I am working through such a process now following recent developments in the final stanza of “Mist” before committing to any significant decision regarding its incorporation into the poem.

A Poem Evolves, Yet Again

Yesterday, whilst preparing the near-final draft of the “Mist” poem (previously “Mist from the Mountains”)—that is, extracting from the latest stanza variations the ones I intend to refine for the final draft—there came to me suddenly a new perspective on that ever-challenging closing stanza.

Hitherto, it had been intentionally styled as an anecdote—an afterthought, if you will, to reflect its origin—but a quick (and surprisingly successful) experiment produced a new set of variations that explicitly echo the structure of the rest of the poem, firmly establishing its thematic import.

I must now decide which conceptual approach to embrace as I come to the final draft: one embodying the origin of the stanza—thematically apt but structurally distinct from the rest of the poem—or one approximating the same but structurally alike and integrated—this is my task today.

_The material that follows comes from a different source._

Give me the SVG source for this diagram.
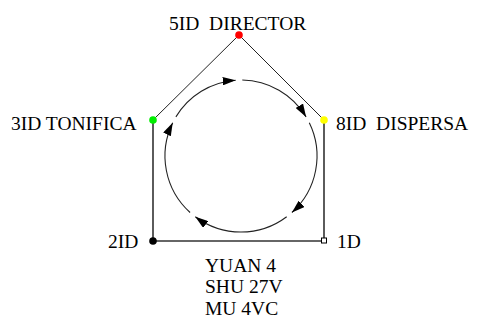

It is painful to forego an existing set of variations for another altogether new (with its concomitant implications to be determined and applied to the rest of the poem)—but it may be inevitable. Why then write these paragraphs instead of beginning the work? To brace myself should it happen!

A Poem Evolves, Continued

“Mist from the Mountains” first direction in progress, 30 September 2019. Copyright 2017 Forgotten Fields. All rights reserved.

This is the entirety of the “multi-stanza” sub-direction of the first direction for the “Mist from the Mountains” poem, thus far. (Not shown are the additional writings for the first direction’s “variations” sub-direction, the second “one-stanza” direction and the third “two-stanza” direction—all yet to be fully explored.)

This is how my poems usually develop—an explosion of lines that coalesce into verses that I write and rewrite, experimenting with different ways of expressing the theme. The result is the nebulous mass of words, lines, stanzas and notes you see above.1

The three columns on page four each contain a version of the “multi-stanza” draft as it exists currently. They are essentially the same—extracted from pages one to three—but with sufficient differences in rhyming sets that they must now be considered separately. From these will emerge the final “multi-stanza” poem.

  1. “Poet. Pedant.” explains how I end up with so colourful a body of text.